DH2i’s DxConsole can reduce license cost and complexity and enhance availability in Microsoft SQL Server implementations—on-premises, virtualized, and non-virtualized—and allow you to fail over to the cloud.

In modern application stacks, the relational database is often the one piece that doesn’t easily scale out to multiple redundant servers. Whilst NoSQL databases may be useful for some applications, the bulk of applications have used and continue to use relational databases such as Microsoft SQL Server.

When an application is speaking to an SQL Server database, the connectivity is hard-coded in a “connection string,” which ties the database to a Windows Server. If that server goes down or becomes unavailable, the connection is broken until it comes back up again.

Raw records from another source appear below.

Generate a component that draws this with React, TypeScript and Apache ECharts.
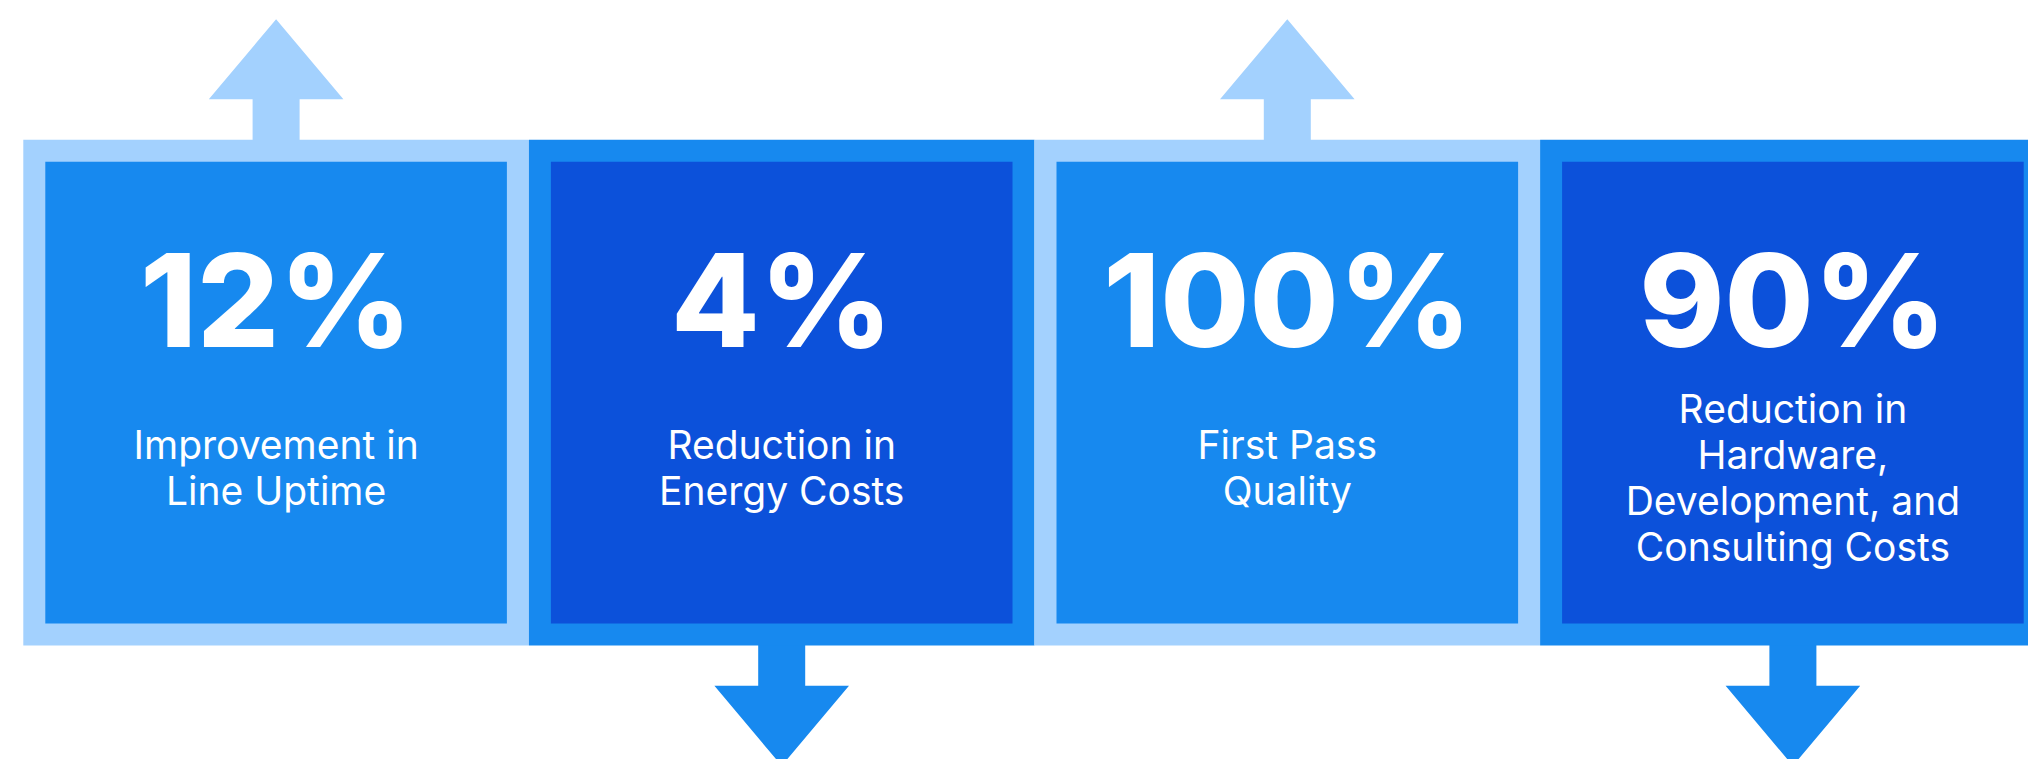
import React, { useEffect, useRef } from "react";
import * as echarts from "echarts";

// ---- data ----
const categories = ["Line Uptime", "Energy Costs", "First Pass Quality", "Hardware, Development, and Consulting Costs"];
const values = [12, 4, 100, 90];
const valueLabels = ["12%", "4%", "100%", "90%"];
const descriptions = [
  "Improvement in\nLine Uptime",
  "Reduction in\nEnergy Costs",
  "First Pass\nQuality",
  "Reduction in\nHardware,\nDevelopment, and\nConsulting Costs",
];
const directions = ["up", "down", "up", "down"];

// ---- style ----
const LIGHT = "#A3D1FE";
const MID = "#1789EF";
const DARK = "#0C51DA";
const FONT = "Inter, 'Noto Sans', sans-serif";

const GRID_LEFT = 23.3;
const BOX_W = 505.6;
const CHART_W = 2028;
const BOX_TOP = 139.7;
const BOX_H = 505.7;
const BORDER = 22;
const SHAFT_W = 47;
const SHAFT_L = 40.4;
const HEAD_W = 134.6;
const HEAD_H = 80;

export default function App() {
  const ref = useRef<HTMLDivElement>(null);
  useEffect(() => {
    if (!ref.current) return;
    const chart = echarts.init(ref.current, null, { renderer: "svg" });
    const renderItem = (params: any, api: any) => {
      const i = params.dataIndex;
      const cx = api.coord([api.value(0), 0])[0];
      const bw = api.size([1, 0])[0];
      const odd = i % 2 === 1;
      const outer = odd ? MID : LIGHT;
      const inner = odd ? DARK : MID;
      const x0 = cx - bw / 2;
      const boxBottom = BOX_TOP + BOX_H;
      let pts: number[][];
      if (directions[i] === "up") {
        const sb = BOX_TOP + 1;
        const hb = BOX_TOP - SHAFT_L;
        const tip = hb - HEAD_H;
        pts = [
          [cx - SHAFT_W / 2, sb], [cx - SHAFT_W / 2, hb], [cx - HEAD_W / 2, hb], [cx, tip],
          [cx + HEAD_W / 2, hb], [cx + SHAFT_W / 2, hb], [cx + SHAFT_W / 2, sb],
        ];
      } else {
        const sb = boxBottom - 1;
        const hb = boxBottom + SHAFT_L;
        const tip = hb + HEAD_H;
        pts = [
          [cx - SHAFT_W / 2, sb], [cx - SHAFT_W / 2, hb], [cx - HEAD_W / 2, hb], [cx, tip],
          [cx + HEAD_W / 2, hb], [cx + SHAFT_W / 2, hb], [cx + SHAFT_W / 2, sb],
        ];
      }
      const lines = descriptions[i].split("\n").length;
      const labelTop = 421.2 - (lines - 2) * 18;
      return {
        type: "group",
        children: [
          { type: "polygon", shape: { points: pts }, style: { fill: outer } },
          { type: "rect", shape: { x: x0, y: BOX_TOP, width: bw, height: BOX_H }, style: { fill: outer } },
          {
            type: "rect",
            shape: { x: x0 + BORDER, y: BOX_TOP + BORDER, width: bw - 2 * BORDER, height: BOX_H - 2 * BORDER },
            style: { fill: inner },
          },
          {
            type: "text",
            x: cx,
            y: 300.3,
            style: {
              text: valueLabels[i],
              fill: "#FFFFFF",
              fontSize: 129,
              fontWeight: 800,
              fontFamily: FONT,
              align: "center",
              verticalAlign: "middle",
            },
          },
          {
            type: "text",
            x: cx,
            y: labelTop,
            style: {
              text: descriptions[i],
              fill: "#FFFFFF",
              fontSize: 39,
              lineHeight: 46,
              fontWeight: 400,
              fontFamily: FONT,
              align: "center",
              verticalAlign: "top",
            },
          },
        ],
      };
    };
    const gridW = CHART_W - GRID_LEFT;
    const span = gridW / BOX_W;
    chart.setOption({
      animation: false,
      grid: { left: GRID_LEFT, top: 0, right: 0, bottom: 0 },
      xAxis: { type: "value", show: false, min: -0.5, max: -0.5 + span, scale: true },
      yAxis: { type: "value", show: false, min: 0, max: 100 },
      series: [
        {
          type: "custom",
          name: "Improvements",
          data: values.map((v, i) => ({ name: categories[i], value: [i, v] })),
          encode: { x: 0, y: 1 },
          clip: false,
          renderItem,
        },
      ],
    });
    return () => chart.dispose();
  }, []);
  return (
    <div
      ref={ref}
      style={{ position: "absolute", left: 0, top: 0, width: CHART_W, height: 759, background: "#FFFFFF" }}
    />
  );
}
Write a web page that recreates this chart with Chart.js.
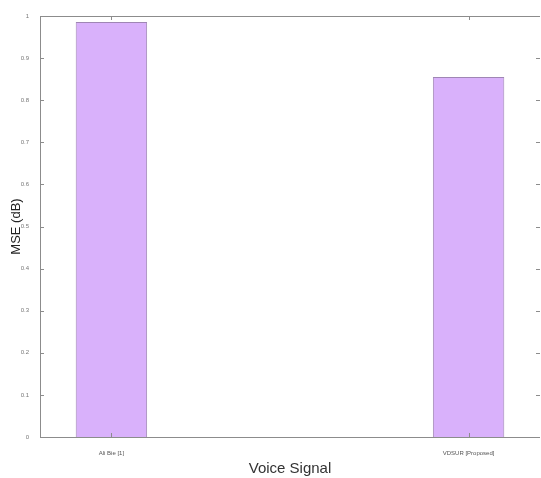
<!DOCTYPE html>
<html><head><meta charset="utf-8">
<script src="https://cdn.jsdelivr.net/npm/chart.js@4/dist/chart.umd.min.js"></script>
<style>html,body{margin:0;padding:0;background:#fff}#wrap{width:541px;height:478px}</style>
</head><body><div id="wrap"><canvas id="c" width="541" height="478"></canvas></div>
<script>
const categories = ["Ali Bie [1]", "VDSUR [Proposed]"];
const positions = [1, 2];
const mseValues = [0.986, 0.855];
const yTicks = [0, 0.1, 0.2, 0.3, 0.4, 0.5, 0.6, 0.7, 0.8, 0.9, 1];

const axisColor = '#8c8c8c';
const inwardTicks = {
  id: 'inwardTicks',
  afterDraw(chart) {
    const ctx = chart.ctx, a = chart.chartArea;
    const x = chart.scales.x, y = chart.scales.y;
    ctx.save();
    ctx.strokeStyle = axisColor; ctx.lineWidth = 1;
    ctx.beginPath();
    ctx.moveTo(a.left + 0.5, a.bottom + 0.5); ctx.lineTo(a.left + 0.5, a.top + 0.5); ctx.lineTo(a.right, a.top + 0.5);
    ctx.moveTo(a.left, a.bottom + 0.5); ctx.lineTo(a.right, a.bottom + 0.5);
    ctx.stroke();
    ctx.beginPath();
    yTicks.forEach(v => {
      const py = Math.round(y.getPixelForValue(v)) + 0.5;
      ctx.moveTo(a.left, py); ctx.lineTo(a.left + 4, py);
      ctx.moveTo(a.right, py); ctx.lineTo(a.right - 4, py);
    });
    positions.forEach(v => {
      const px = Math.round(x.getPixelForValue(v)) + 0.5;
      ctx.moveTo(px, a.top); ctx.lineTo(px, a.top + 4);
      ctx.moveTo(px, a.bottom); ctx.lineTo(px, a.bottom - 4);
    });
    ctx.stroke();
    ctx.restore();
  }
};

new Chart(document.getElementById('c'), {
  type: 'bar',
  data: {
    datasets: [{
      data: positions.map((p, i) => ({x: p, y: mseValues[i]})),
      backgroundColor: '#d9b1fb',
      borderColor: '#9f86b4',
      borderWidth: 1,
      barPercentage: 0.2,
      categoryPercentage: 1
    }]
  },
  options: {
    responsive: false,
    animation: false,
    layout: {padding: {top: 16, right: 1, left: 0, bottom: 0}},
    plugins: {legend: {display: false}, tooltip: {enabled: false}},
    scales: {
      x: {
        type: 'linear', min: 0.8, max: 2.2, offset: false,
        afterBuildTicks(s) { s.ticks = positions.map(v => ({value: v})); },
        afterFit(s) { s.height = 41; },
        grid: {display: false, offset: false},
        border: {display: false},
        ticks: {
          callback: (v) => categories[positions.indexOf(v)] || '',
          font: {family: 'Liberation Sans Narrow, Liberation Sans, Arial', size: 6},
          color: '#555', padding: 5, maxRotation: 0, autoSkip: false
        },
        title: {display: true, text: 'Voice Signal', color: '#333',
          font: {family: 'Liberation Sans Narrow, Liberation Sans, Arial', size: 15},
          padding: {top: 4, bottom: 0}}
      },
      y: {
        min: 0, max: 1,
        afterBuildTicks(s) { s.ticks = yTicks.map(v => ({value: v})); },
        afterFit(s) { s.width = 40; },
        grid: {display: false},
        border: {display: false},
        ticks: {
          callback: (v) => String(v),
          font: {family: 'Liberation Sans Narrow, Liberation Sans, Arial', size: 6},
          color: '#777', padding: 3
        },
        title: {display: true, text: 'MSE (dB)', color: '#222',
          font: {family: 'Liberation Sans, Arial', size: 13},
          padding: {top: 9, bottom: 0}}
      }
    }
  },
  plugins: [inwardTicks]
});
</script></body></html>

The alternative is MS SQL Server clustering, which, for a single connection string, allows both load sharing and high availability across a two-node cluster in Standard Edition, but which for multinode clusters requires Enterprise Edition licences for SQL Server.

For many SQL Server applications, the capacity of modern hardware has grown faster than the load on the database. As such, SQL Server clustering’s ability to share an individual database load across multiple servers isn’t that important; what’s key is the high availability and the ability to consolidate and manage a large number of databases on a single pooled hardware resource.

Enterprises with large numbers of SQL Server databases will typically take one of three approaches to managing large numbers of SQL Server instances:

  1. Invest in a large-scale SQL Server cluster using Enterprise Edition.
  2. Build and manage a number of two-node clusters.
  3. Reduce the impact of individual server failure by isolating each SQL Server instance in a separate virtual machine, and invest in management tools to reduce mean time to recovery for failed instances.

DxConsole gives you another option by leveraging any shared storage or storage replication in the environment. Basically, if an SQL Server instance fails, it will fire up another SQL Server instance pointed at the same shared storage, and the application will continue where it left off (modulo any uncommitted transactions). The application does not need to know what is going on, because DxConsole virtualizes the connection string. As such, the existing connection string continues to work, and as far as the application is concerned, there has just been a short delay. SQL Server will deal with ensuring the ACID properties of the transactions so that the database comes back in a consistent state. If the application is in the middle of a transaction, there may be a commit failure, but applications need to deal with these anyway for things like lock timeouts, etc.

DxConsole manages a number of servers as a pool and will redistribute SQL Server instances across multiple servers when one fails. It can also be used to balance load across the pool, although load is balanced at the instance level, not at the transaction level.

  • If you have invested in Enterprise Edition, you can revert to the cheaper Standard Edition and manage the pool of servers using DxConsole.
  • If you’ve created a large number of two-node clusters or have isolated each SQL Server instance in its own virtual machine, DxConsole gives you the opportunity to reconsolidate SQL Server databases onto a smaller number of larger VMs (or even physical machines). This can reduce complexity and some licensing costs for management software, perhaps allowing you to move to Hyper-V rather than VMware.

As of 2014, DxConsole allows virtualization of the connection string across multiple subnets, which allows you to manage clusters in the cloud as well as on-premises. In combination with storage replication options, which Bob Plankers has been posting about recently on this site, this can allow applications to fail over into the cloud. Depending on the replication delay and whether you replicate synchronously or asynchronously, you may lose some transactions—but DxConsole can certainly provide part of a relatively simple option for Disaster Recovery.